Tidak ada yang bisa aman dari tipuan Iblis dan bala tentaranya kecuali orang-orang yang dijaga oleh Allah, diberi keikhlasan (al-Mukhlashin), dan para hamba yang benarbenar ikhlas dalam niat dan tauhidnya kepada Allah (al-Mukhlishin).

Hendaklah seorang muslim banyak berlidung kepada Allah, berzikir diwaktu pagi dan sore hari, memperbanyak doa dengan doa-doa yang datang dari Nabi ﷺ.

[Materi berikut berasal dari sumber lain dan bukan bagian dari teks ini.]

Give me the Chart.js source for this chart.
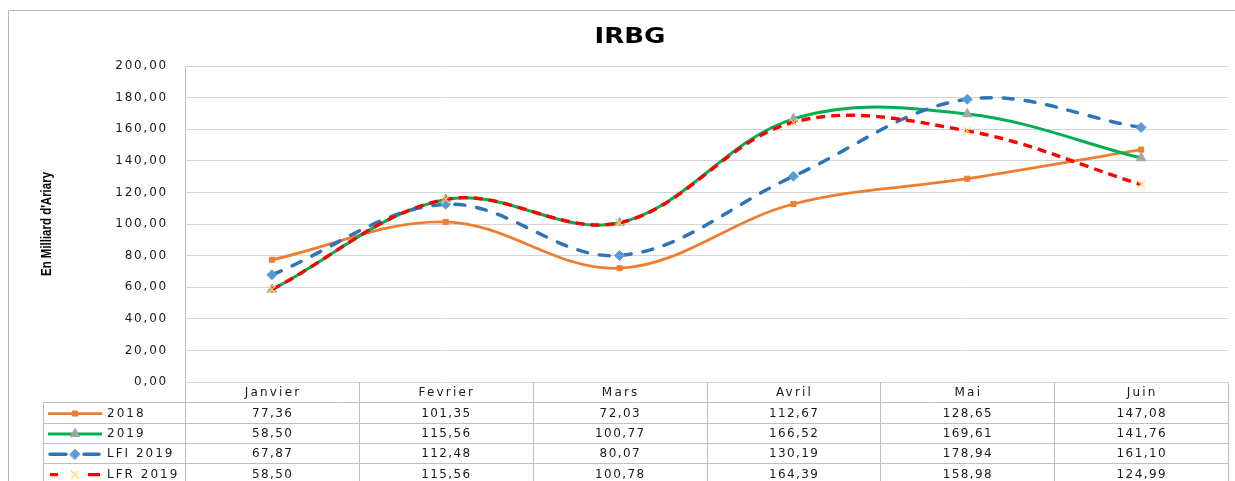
<!DOCTYPE html>
<html><head><meta charset="utf-8">
<style>html,body{margin:0;padding:0;background:#fff;overflow:hidden}#wrap{width:1235px;height:481px;position:relative}</style>
<script src="https://cdn.jsdelivr.net/npm/chart.js@4.4.0/dist/chart.umd.min.js"></script>
</head><body><div id="wrap"><canvas id="c" width="1235" height="481"></canvas></div>
<script>
const categories = ['Janvier','Fevrier','Mars','Avril','Mai','Juin'];
const series2018 = [77.36,101.35,72.03,112.67,128.65,147.08];
const series2019 = [58.50,115.56,100.77,166.52,169.61,141.76];
const seriesLFI2019 = [67.87,112.48,80.07,130.19,178.94,161.10];
const seriesLFR2019 = [58.50,115.56,100.78,164.39,158.98,124.99];
const seriesNames = ['2018','2019','LFI 2019','LFR 2019'];
const yTickValues = [0,20,40,60,80,100,120,140,160,180,200];
const chartTitle = 'IRBG';
const yAxisTitle = "En Milliard d'Ariary";

const FONT = "'DejaVu Sans', Verdana, sans-serif";
const fmt = v => v.toFixed(2).replace('.', ',');

const datasets = [
  {label: seriesNames[0], data: series2018, borderColor:'#ED7D31', borderWidth:2.75, pointStyle:'rect', pointRadius:3.6, pointBackgroundColor:'#ED7D31', pointBorderColor:'#ED7D31', pointBorderWidth:1, order:4, dash:[], cap:'butt'},
  {label: seriesNames[1], data: series2019, borderColor:'#00B050', borderWidth:3, pointStyle:'triangle', pointRadius:5.5, pointBackgroundColor:'#A5A5A5', pointBorderColor:'#A5A5A5', pointBorderWidth:1, order:3, dash:[], cap:'butt'},
  {label: seriesNames[2], data: seriesLFI2019, borderColor:'#2E75B6', borderWidth:3.5, borderDash:[10,12], borderCapStyle:'round', pointStyle:'rectRot', pointRadius:5, pointBackgroundColor:'#5B9BD5', pointBorderColor:'#5B9BD5', pointBorderWidth:1, order:2, dash:[10,12], cap:'round'},
  {label: seriesNames[3], data: seriesLFR2019, borderColor:'#FF0000', borderWidth:3.4, borderDash:[9,6], pointStyle:'crossRot', pointRadius:5.5, pointBackgroundColor:'rgba(0,0,0,0)', pointBorderColor:'#FFD966', pointBorderWidth:1.2, order:1, dash:[9,6], cap:'butt'}
];
datasets.forEach(d => { d.fill = false; d.tension = 0.36; d.cubicInterpolationMode = 'default'; d.pointHoverRadius = d.pointRadius; });

const decor = {
  id: 'decor',
  beforeDraw(chart) {
    const ctx = chart.ctx;
    ctx.save();
    ctx.fillStyle = '#fff'; ctx.fillRect(0, 0, chart.width, chart.height);
    ctx.strokeStyle = '#b4b4b4'; ctx.lineWidth = 1;
    ctx.beginPath(); ctx.moveTo(8.5, chart.height + 5); ctx.lineTo(8.5, 10.5); ctx.lineTo(chart.width + 5, 10.5); ctx.stroke();
    ctx.restore();
    ctx.letterSpacing = '1.8px';
  },
  afterDraw(chart) {
    const ctx = chart.ctx;
    const x = chart.scales.x;
    const area = chart.chartArea;
    ctx.save();
    ctx.letterSpacing = '0px';
    ctx.fillStyle = '#000';
    // title
    ctx.save();
    ctx.font = `bold 21px ${FONT}`;
    const tw = ctx.measureText(chartTitle).width;
    ctx.translate(630, 43);
    ctx.scale(71 / tw, 1);
    ctx.textAlign = 'center';
    ctx.textBaseline = 'alphabetic';
    ctx.fillText(chartTitle, 0, 0);
    ctx.restore();
    // y title
    ctx.save();
    ctx.translate(47, 224);
    ctx.rotate(-Math.PI / 2);
    ctx.font = "bold 15px 'Liberation Sans', Arial, sans-serif";
    const w = ctx.measureText(yAxisTitle).width;
    ctx.scale(104 / w, 1);
    ctx.textAlign = 'center'; ctx.textBaseline = 'middle';
    ctx.fillText(yAxisTitle, 0, 0);
    ctx.restore();

    // table
    const colW = x.getPixelForValue(1) - x.getPixelForValue(0);
    const x0 = x.getPixelForValue(0) - colW / 2;
    const top = area.bottom;
    const rowH = 20.35;
    const legendLeft = 43;
    const bottom = chart.height + 5;
    ctx.strokeStyle = '#bfbfbf'; ctx.lineWidth = 1;
    ctx.beginPath();
    for (let i = 0; i <= categories.length; i++) {
      const px = Math.round(x0 + i * colW) + 0.5;
      ctx.moveTo(px, top); ctx.lineTo(px, bottom);
    }
    ctx.moveTo(legendLeft + 0.5, top + rowH); ctx.lineTo(legendLeft + 0.5, bottom);
    for (let r = 1; r <= seriesNames.length; r++) {
      const py = Math.round(top + r * rowH) + 0.5;
      ctx.moveTo(legendLeft, py); ctx.lineTo(area.right, py);
    }
    ctx.stroke();

    ctx.fillStyle = '#1a1a1a';
    ctx.textAlign = 'center'; ctx.textBaseline = 'middle';
    ctx.font = `12px ${FONT}`;
    ctx.letterSpacing = '2.2px';
    categories.forEach((c, i) => ctx.fillText(c, x.getPixelForValue(i) + 1.1, top + rowH / 2 + 1));
    ctx.letterSpacing = '1.4px';
    datasets.forEach((d, r) => {
      const cy = top + (r + 1.5) * rowH + 1;
      d.data.forEach((v, i) => ctx.fillText(fmt(v), x.getPixelForValue(i) + 0.7, cy));
    });
    // legend keys
    datasets.forEach((d, r) => {
      const cy = top + (r + 1.5) * rowH + 1;
      ctx.save();
      ctx.strokeStyle = d.borderColor; ctx.lineWidth = d.borderWidth;
      ctx.lineCap = d.cap;
      if (d.dash.length) {
        // two dash pieces either side of the marker
        ctx.beginPath(); ctx.moveTo(50, cy); ctx.lineTo(d.cap === 'round' ? 66 : 58, cy);
        ctx.moveTo(d.cap === 'round' ? 84 : 88, cy); ctx.lineTo(d.cap === 'round' ? 99 : 100, cy); ctx.stroke();
      } else {
        ctx.beginPath(); ctx.moveTo(48, cy); ctx.lineTo(102, cy); ctx.stroke();
      }
      ctx.fillStyle = d.pointBackgroundColor; ctx.strokeStyle = d.pointBorderColor; ctx.lineWidth = d.pointBorderWidth;
      if (Chart.helpers && Chart.helpers.drawPoint) {
        Chart.helpers.drawPoint(ctx, {pointStyle: d.pointStyle, radius: d.pointRadius, rotation: 0, borderWidth: d.pointBorderWidth}, 75, cy);
      }
      ctx.restore();
      ctx.textAlign = 'left';
      ctx.letterSpacing = '2px';
      ctx.fillText(d.label, 107, cy);
    });
    ctx.restore();
  }
};

new Chart(document.getElementById('c'), {
  type: 'line',
  data: {labels: categories, datasets},
  plugins: [decor],
  options: {
    responsive: false,
    animation: false,
    events: [],
    layout: {padding: {top: 66, left: 0, right: 7, bottom: 99}},
    plugins: {legend: {display: false}, title: {display: false}, tooltip: {enabled: false}},
    scales: {
      x: {type: 'category', offset: true, display: false},
      y: {
        min: 0, max: 200,
        afterBuildTicks: s => { s.ticks = yTickValues.map(v => ({value: v})); },
        afterFit: s => { s.width = 185; },
        grid: {color: '#d4d4d4', drawTicks: false, lineWidth: 1},
        border: {color: '#bfbfbf', width: 1},
        ticks: {padding: 17, color: '#1a1a1a', font: {family: FONT, size: 12}, callback: v => fmt(v)}
      }
    }
  }
});
</script></body></html>
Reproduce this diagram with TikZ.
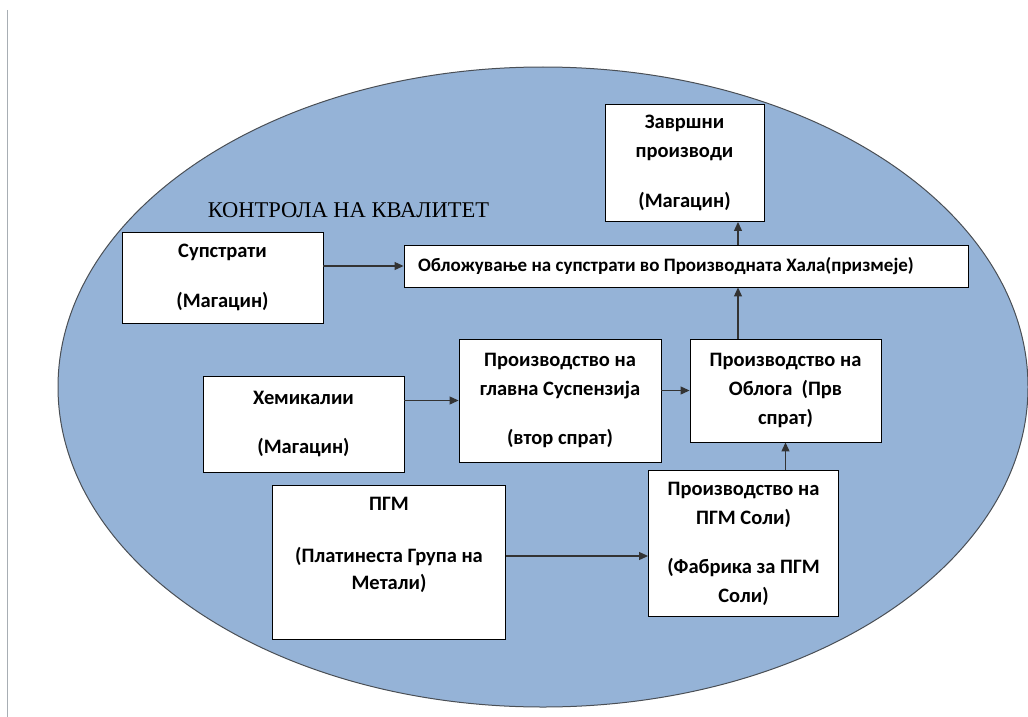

Dari Abdullah bin Abbas Radhiyallahu’anhu, Rasulullah ﷺ bersabda:

اللَّهُمَّ إِنِّي أَسْأَلُكَ الْعَفْوَ وَالْعَافِيَةَ فِي الدُّنْيَا وَالآخِرَةِ اللَّهُمَّ إِنِّي أَسْأَلُكَ الْعَفْوَ وَالْعَافِيَةَ فِي دِينِي وَدُنْيَايَ وَأَهْلِي وَمَالِي اللَّهُمَّ اسْتُرْ عَوْرَاتِي وَآمِنْ رَوْعَاتِي اللَّهُمَّ احْفَظْنِي مِنْ بَيْنِ يَدَيَّ وَمِنْ خَلْفِي وَعَنْ يَمِينِي وَعَنْ شِمَالِي وَمِنْ فَوْقِي وَأَعُوذُ بِعَظَمَتِكَ أَنْ أُغْتَالَ مِنْ تَحْتِي

“Ya Allah, sungguh aku memohon kepada-Mu keselamatan didunia dan akhirat. Ya Allah, aku memohon kepada-Mu ampunan dan keselamatan pada agama, dunia, keluarga dan hartaku. Ya Allah, tutuplah aibku, tenangkanlah hatiku, dan jagalah aku dari depan dan belakangku, arah kanan, kiri dan atasku. Dan aku berlindung kepadaMu dari ditenggalamkan (di bumi) dari arah bawahku”. (HR. Ibnu Majah (no. 3871), disahihkan Syaikh Al-Albani dalam Takhrij al-Kalim at-Thayyib (no. 27).